Lower clearing charges have begun to help European equity market participants to reduce their overall transaction costs, but true choice of central counterparties (CCPs) remains elusive. There are also fears that choice will come at the price of increased counterparty risk if a robust clearing and settlement directive for Europe does not set the rules for competition.
While MiFID focused predominantly on the trading of financial instruments, it touched the post-trade world in two key areas. Firstly, it aimed to facilitate cross-border trading in Europe. Secondly, its best execution requirement urged a focus on achieving the optimum result for a client beyond best price, which included cost and likelihood of clearing and settlement.
However, the directive provided neither the pan-European post-trade framework required for efficient cross-border transactions, nor the choice of central counterparty (CCP) implied by its best execution principle. Trading firms were effectively stuck with the incumbent clearing houses of the trading platforms they used and could not, for example, choose a single clearer and use it across all venues.
To fill the gaps, the European Commission introduced the Code of Conduct for Clearing and Settlement in November 2006, which aimed to, among other things, establish links between clearing houses that would cut costs and provide choice.
Three years on, the code can be considered a partial success at best in the three areas it was designed to tackle – price transparency, access and interoperability and unbundling of services and accounting.
The access and interoperability segment has had a particularly poor success rate – only one link is currently live. And although a flurry of new agreements were forged in Q2 this year, they have hit a regulatory wall. UK, Dutch and Swiss watchdogs are now scrutinising the links because of fears about inter-CCP margin requirements.
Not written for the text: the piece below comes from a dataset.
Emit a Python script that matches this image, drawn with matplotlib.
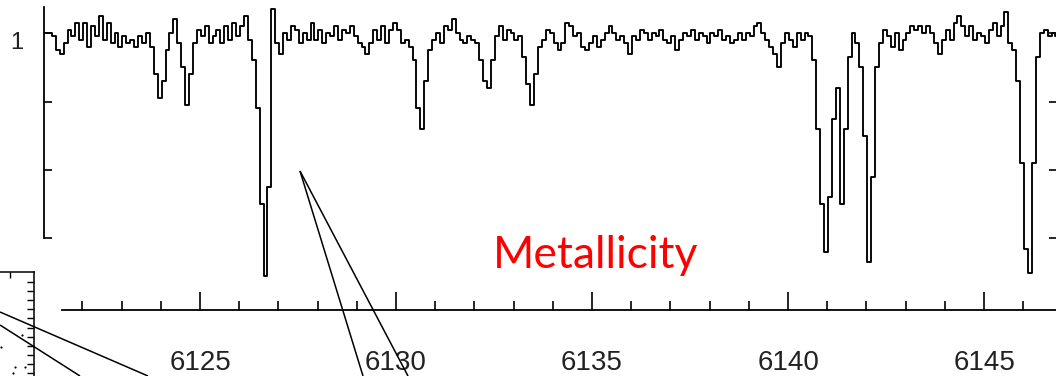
import numpy as np
import matplotlib
matplotlib.use("Agg")
import matplotlib.pyplot as plt
from matplotlib.ticker import FixedLocator, NullFormatter

# ---------------- data ----------------
wave_start = 6121.07   # Angstrom, first sample
wave_step = 0.1        # Angstrom per sample
flux = [
    1.00, 1.00, 0.99, 0.95, 0.94, 0.97, 1.01, 0.99, 1.03, 0.98,   # 0-9
    1.03, 0.96, 1.02, 0.99, 1.05, 0.98, 1.03, 0.97, 1.00, 0.96,   # 10-19
    0.99, 0.97, 0.98, 0.96, 0.99, 0.97, 1.00, 0.96, 0.88, 0.81,   # 20-29
    0.86, 0.95, 1.00, 1.04, 0.97, 0.90, 0.79, 0.88, 0.97, 1.01,   # 30-39
    0.99, 1.02, 0.97, 0.99, 1.01, 0.97, 1.02, 0.98, 1.03, 0.99,   # 40-49
    1.02, 1.05, 0.98, 0.92, 0.78, 0.50, 0.29, 0.55, 1.07, 0.97,   # 50-59
    0.94, 1.00, 0.98, 1.02, 1.01, 0.97, 1.00, 0.98, 1.03, 0.98,   # 60-69
    1.01, 0.97, 1.00, 0.99, 1.02, 0.98, 1.01, 1.00, 1.02, 0.99,   # 70-79
    0.97, 0.96, 0.94, 0.97, 1.01, 0.98, 1.02, 0.97, 1.01, 1.03,   # 80-89
    1.01, 0.97, 0.98, 0.96, 0.92, 0.78, 0.72, 0.86, 0.95, 0.98,   # 90-99
    1.00, 0.97, 1.02, 1.01, 1.04, 1.00, 0.98, 0.97, 0.99, 0.98,   # 100-109
    0.97, 0.92, 0.86, 0.84, 0.92, 0.99, 1.02, 0.98, 1.01, 1.00,   # 110-119
    0.98, 0.99, 0.93, 0.85, 0.79, 0.88, 0.96, 0.98, 1.01, 1.00,   # 120-129
    0.97, 0.95, 0.97, 1.03, 1.02, 0.99, 1.00, 0.96, 0.95, 0.97,   # 130-139
    0.99, 0.96, 0.98, 1.00, 1.02, 1.00, 0.98, 0.99, 0.97, 0.94,   # 140-149
    0.99, 0.98, 1.01, 1.00, 0.98, 1.00, 0.99, 1.01, 0.98, 0.97,   # 150-159
    0.99, 0.95, 0.98, 1.00, 0.99, 1.01, 0.98, 1.00, 0.99, 0.97,   # 160-169
    1.00, 0.99, 1.01, 0.98, 0.99, 0.97, 0.98, 1.00, 0.98, 1.00,   # 170-179
    0.99, 1.02, 1.03, 1.00, 0.98, 0.96, 0.94, 0.90, 0.97, 1.00,   # 180-189
    0.98, 0.96, 1.00, 0.98, 1.00, 0.99, 0.92, 0.72, 0.50, 0.36,   # 190-199
    0.52, 0.75, 0.84, 0.50, 0.72, 0.93, 1.00, 0.97, 0.90, 0.70,   # 200-209
    0.33, 0.58, 0.90, 0.97, 1.01, 0.99, 0.96, 1.00, 0.95, 0.98,   # 210-219
    1.00, 1.02, 1.01, 1.02, 1.00, 1.02, 1.00, 0.97, 0.94, 0.98,   # 220-229
    1.01, 0.98, 1.03, 1.05, 1.02, 0.99, 1.02, 0.98, 1.00, 0.99,   # 230-239
    0.97, 1.01, 1.03, 0.99, 1.02, 1.06, 0.97, 0.95, 0.86, 0.62,   # 240-249
    0.37, 0.30, 0.62, 0.93, 1.00, 1.01, 0.99, 1.00, 0.99,         # 250-258
]
wavelength = wave_start + wave_step * np.arange(len(flux))

major_ticks = [6125, 6130, 6135, 6140, 6145]
major_labels = ["6125", "6130", "6135", "6140", "6145"]
minor_ticks = [6122, 6123, 6124, 6126, 6127, 6128, 6129, 6131, 6132, 6133,
               6134, 6136, 6137, 6138, 6139, 6141, 6142, 6143, 6144, 6146]
y_ticks = [1.0, 0.8, 0.6, 0.4]
y_label_text = "1"
title_text = "Metallicity"

# small inset panel (partially visible at lower left)
inset_x = [12.2, 10.1, 12.5, 11.5, 11.3]
inset_y = [4.18, 2.86, 0.66, 0.66, 0.00]

# ---------------- figure ----------------
W, H = 1056, 376
fig = plt.figure(figsize=(W / 100, H / 100), dpi=100)

def fx(px):
    return px / W

def fy(py):
    return 1 - py / H

# main spectrum axes
ax = fig.add_axes([fx(44), fy(310), (1057 - 44) / W, 310 / H])
ax.plot(wavelength, flux, color="black", lw=1.35, drawstyle="steps-mid")
ax.set_xlim(6121.02, 6146.86)
ax.set_ylim(0.1912, 1.0964)
ax.patch.set_visible(False)

for s in ("top", "right"):
    ax.spines[s].set_visible(False)
ax.spines["left"].set_bounds(0.4015, 1.0759)
ax.spines["bottom"].set_bounds(6121.48, 6146.86)
ax.spines["left"].set_linewidth(1.3)
ax.spines["bottom"].set_linewidth(1.3)

ax.xaxis.set_major_locator(FixedLocator(major_ticks))
ax.xaxis.set_minor_locator(FixedLocator(minor_ticks))
ax.set_xticklabels(major_labels, fontfamily="Liberation Sans", fontsize=20,
                   color="#222222")
ax.xaxis.set_minor_formatter(NullFormatter())
ax.tick_params(axis="x", which="major", direction="in", length=13, width=1.2,
               pad=28.5, top=False)
ax.tick_params(axis="x", which="minor", direction="in", length=6.5, width=1.2,
               top=False)

ax.yaxis.set_major_locator(FixedLocator(y_ticks))
ax.set_yticklabels([])
ax.tick_params(axis="y", which="major", direction="in", length=6, width=1.2,
               left=True, right=True)
ax.annotate(y_label_text, xy=(0, 1.0), xycoords=("axes fraction", "data"),
            xytext=(-15, -7.5), textcoords="offset points", ha="right",
            va="center", fontfamily="Liberation Sans", fontsize=17,
            color="#222222")

# inset panel at lower left
axi = fig.add_axes([fx(-100), fy(381.2), 134 / W, 109.2 / H])
axi.scatter(inset_x, inset_y, s=2.5, color="black", lw=0)
axi.set_xlim(0, 13.4)
axi.set_ylim(-0.9, 11.1)
axi.patch.set_visible(False)
for s in ("left", "bottom"):
    axi.spines[s].set_visible(False)
for s in ("top", "right"):
    axi.spines[s].set_linewidth(1.1)
axi.yaxis.set_major_locator(FixedLocator(list(range(0, 11))))
axi.xaxis.set_major_locator(FixedLocator([11]))
axi.tick_params(axis="y", direction="in", length=5, width=1.0, left=False,
                right=True, labelleft=False, labelright=False)
axi.tick_params(axis="x", direction="in", length=4, width=1.0, bottom=False,
                top=True, labelbottom=False, labeltop=False)

# overlay for annotation lines and title
ov = fig.add_axes([0, 0, 1, 1])
ov.set_xlim(0, W)
ov.set_ylim(H, 0)
ov.axis("off")
ov.patch.set_visible(False)
callouts = [((300, 171), (363, 376)), ((300, 171), (408, 376)),
            ((0, 312), (148, 376)), ((0, 325), (80, 376))]
for (x0, y0), (x1, y1) in callouts:
    ov.plot([x0, x1], [y0, y1], color="black", lw=1.1, solid_capstyle="butt")

fig.text(fx(493), fy(268), title_text, color="#ff0000", fontfamily="Lato",
         fontsize=32, ha="left", va="baseline")

fig.savefig("out.png", dpi=100)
Relying on a voluntary code to encourage rivals to share business was arguably expecting too much. However, regulators’ concerns about interoperability agreements underscore a deeper flaw in the code – it seeks to establish links between clearers that do not have common risk management and operational requirements.
This could create a situation where interoperating CCPs try to encourage their national regulators to match the lowest common denominator in the name of competition. Put another way, CCP members may pay for more choice with less protection against counterparty risk.
A further problem is that the agreements that have been signed so far are bilateral, and so the risk management arrangements contained therein are invisible to all but the two interoperating CCPs and their respective regulators.
The lack of visibility presents difficulties for clearers because if they choose to link with a rival that has other connections, they are exposing themselves to risk they are incapable of measuring or managing. It is also a headache for CCP members, who would be equally incapable of assessing the true risk of using a particular clearer.
In a bid to solve this problem at the CCP level at least, pan-European clearing house EuroCCP has proposed a standard interoperability convention to give linking clearers the comfort that they were all managing risks according to the same set of guidelines. However, the proposal has so far failed to gain the support of EuroCCP’s peers.
The industry, therefore, has high hopes for the European Commission’s proposed legislation to strengthen Europe’s clearing houses in preparation for tackling a greater flow of over-the-counter derivatives. The proposals would introduce common safety, regulatory and operational standards for CCPs, as well as recognition of third-country clearers. The European Council gave its seal of approval to the proposals last week, saying it ‘broadly welcomed’ the EC’s initiative.
Some feel common standards will remove barriers to interoperability. Others are not so sure – reservations about opening up to rivals are likely to prevail. Nevertheless, many agree that the EC’s proposals will make CCP use safer for all.